Nochtans is er in België nog heel wat ruimte voor hervormingen in de indirecte belastingen. Het aandeel van de indirecte belastingen in de totale fiscaliteit is minder dan 30 procent. Daarmee scoort België in Europees perspectief opvallend laag. Wel worden de accijnzen op diesel, tabak en drank verhoogd. Er komt ook een soort van vetbelasting op suikerhoudende frisdranken.

De enige btw-hervorming is de verhoging van de btw op elektriciteit van 6 naar 21 procent. Die moet 700 miljoen euro opbrengen.
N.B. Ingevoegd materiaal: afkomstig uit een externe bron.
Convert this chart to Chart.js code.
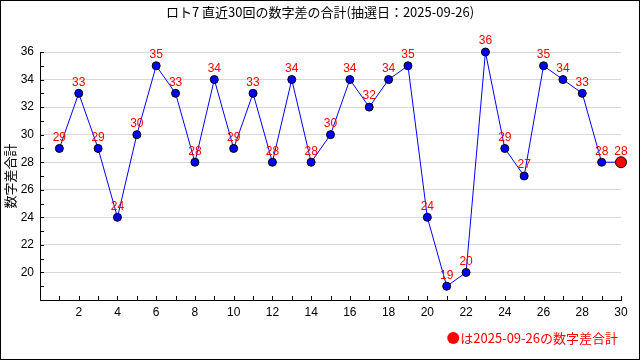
<!DOCTYPE html>
<html>
<head>
<meta charset="utf-8">
<script src="https://cdn.jsdelivr.net/npm/chart.js@4"></script>
<style>
  html, body { margin: 0; padding: 0; background: #fff; }
  #wrap { width: 640px; height: 360px; }
</style>
</head>
<body>
<div id="wrap"><canvas id="chart" width="640" height="360"></canvas></div>
<script>
// 回 (1..30) と数字差の合計
const kai = [1,2,3,4,5,6,7,8,9,10,11,12,13,14,15,16,17,18,19,20,21,22,23,24,25,26,27,28,29,30];
const sagoukei = [29,33,29,24,30,35,33,28,34,29,33,28,34,28,30,34,32,34,35,24,19,20,36,29,27,35,34,33,28,28];
const titre = "ロト7 直近30回の数字差の合計(抽選日：2025-09-26)";
const axeY = "数字差合計";
const note = "は2025-09-26の数字差合計";

const points = kai.map((k, i) => ({ x: k, y: sagoukei[i] }));
const dernier = points.length - 1;

// textes, étiquettes, petites graduations, cadre
const decor = {
    id: "decor",
    afterDatasetsDraw(chart) {
        const ctx = chart.ctx;
        const xs = chart.scales.x;
        const ys = chart.scales.y;
        const area = chart.chartArea;
        ctx.save();

        // petites graduations
        ctx.strokeStyle = "#000";
        ctx.lineWidth = 1;
        for (let v = 1; v <= 30; v++) {
            const px = Math.round(xs.getPixelForValue(v)) + 0.5;
            ctx.beginPath();
            ctx.moveTo(px, area.bottom);
            ctx.lineTo(px, area.bottom - 4);
            ctx.stroke();
        }
        for (let v = 19; v <= 36; v++) {
            const py = Math.round(ys.getPixelForValue(v)) + 0.5;
            ctx.beginPath();
            ctx.moveTo(area.left, py);
            ctx.lineTo(area.left + 4, py);
            ctx.stroke();
        }

        // étiquettes rouges
        ctx.fillStyle = "#ff0000";
        ctx.font = "12px 'Liberation Sans', Arial, sans-serif";
        ctx.textAlign = "center";
        ctx.textBaseline = "bottom";
        points.forEach((p) => {
            ctx.fillText(String(p.y), xs.getPixelForValue(p.x), ys.getPixelForValue(p.y) - 5);
        });

        // titre
        ctx.fillStyle = "#000";
        ctx.font = "13px 'Noto Sans CJK JP', sans-serif";
        ctx.textAlign = "center";
        ctx.textBaseline = "middle";
        ctx.fillText(titre, 320, 12);

        // titre de l'axe Y
        ctx.save();
        ctx.translate(10, 176);
        ctx.rotate(-Math.PI / 2);
        ctx.font = "13px 'Noto Sans CJK JP', sans-serif";
        ctx.fillText(axeY, 0, 0);
        ctx.restore();

        // note en bas
        ctx.fillStyle = "#ff0000";
        ctx.font = "13px 'Noto Sans CJK JP', sans-serif";
        ctx.textAlign = "right";
        ctx.fillText(note, 618, 338);
        const w = ctx.measureText(note).width;
        ctx.beginPath();
        ctx.arc(618 - w - 7, 338, 6, 0, Math.PI * 2);
        ctx.fill();

        // cadre
        ctx.strokeStyle = "#000";
        ctx.strokeRect(0.5, 0.5, 639, 359);
        ctx.restore();
    }
};

new Chart(document.getElementById("chart"), {
    type: "line",
    data: {
        datasets: [{
            data: points,
            clip: false,
            borderColor: "#0000ff",
            borderWidth: 1,
            tension: 0,
            pointRadius: points.map((p, i) => i === dernier ? 5.5 : 4),
            pointBackgroundColor: points.map((p, i) => i === dernier ? "#ff0000" : "#0000ff"),
            pointBorderColor: "#000",
            pointBorderWidth: 1,
        }],
    },
    options: {
        responsive: false,
        animation: false,
        layout: { padding: { top: 52, right: 19, left: 0, bottom: 0 } },
        plugins: {
            legend: { display: false },
            tooltip: { enabled: false },
        },
        scales: {
            x: {
                type: "linear",
                min: 0,
                max: 30,
                afterFit: (s) => { s.height = 60; },
                grid: { display: false, drawTicks: false },
                border: { color: "#000", width: 1 },
                ticks: {
                    stepSize: 2,
                    color: "#000",
                    padding: 5,
                    maxRotation: 0,
                    font: { family: "'Liberation Sans', Arial, sans-serif", size: 12 },
                    callback: (v) => v === 0 ? "" : v,
                },
            },
            y: {
                min: 18,
                max: 36,
                afterFit: (s) => { s.width = 40; },
                grid: { color: "#d8d8d8", drawTicks: false },
                border: { color: "#000", width: 1 },
                ticks: {
                    stepSize: 2,
                    color: "#000",
                    padding: 6,
                    font: { family: "'Liberation Sans', Arial, sans-serif", size: 12 },
                    callback: (v) => v === 18 ? "" : v,
                },
            },
        },
    },
    plugins: [decor],
});
</script>
</body>
</html>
Dat tarief was onder de regering Di Rupo verlaagd van 21 naar 6 procent. Economen wijzen sindsdien op de absurditeit van die maatregel: het moedigt het energieverbruik en dus vervuiling aan.

Vermogens en vermogenswinsten

Een andere pijler van de taxshift is de belasting op vermogens en vermogenswinsten – een oude eis van CD&V. De regering-Michel heeft beslist de kaaimantaks op te trekken. Daarnaast komt er een nieuw belastingregime voor vastgoedvennootschappen. Opvallend is dat de roerende voorheffing wordt verhoogd van 25 naar 27 procent, maar het klassieke spaarboekje blijft buiten schot. De regering voert ook een belasting in op speculatie-inkomsten bij een verkoop binnen de zes maanden, goed voor 28 miljoen euro. Bij de verwachte opbrengst van zulke vermogensbelastingen plaatsen fiscalisten grote vraagtekens.

Verder valt op dat de spaarfiscaliteit niet wordt gelijkgeschakeld, hoewel dat denkspoor de laatste tijd regelmatig opdook. De regering-Michel heeft in de vermogensfiscaliteit duidelijk voor de weg van de voorzichtigheid gekozen.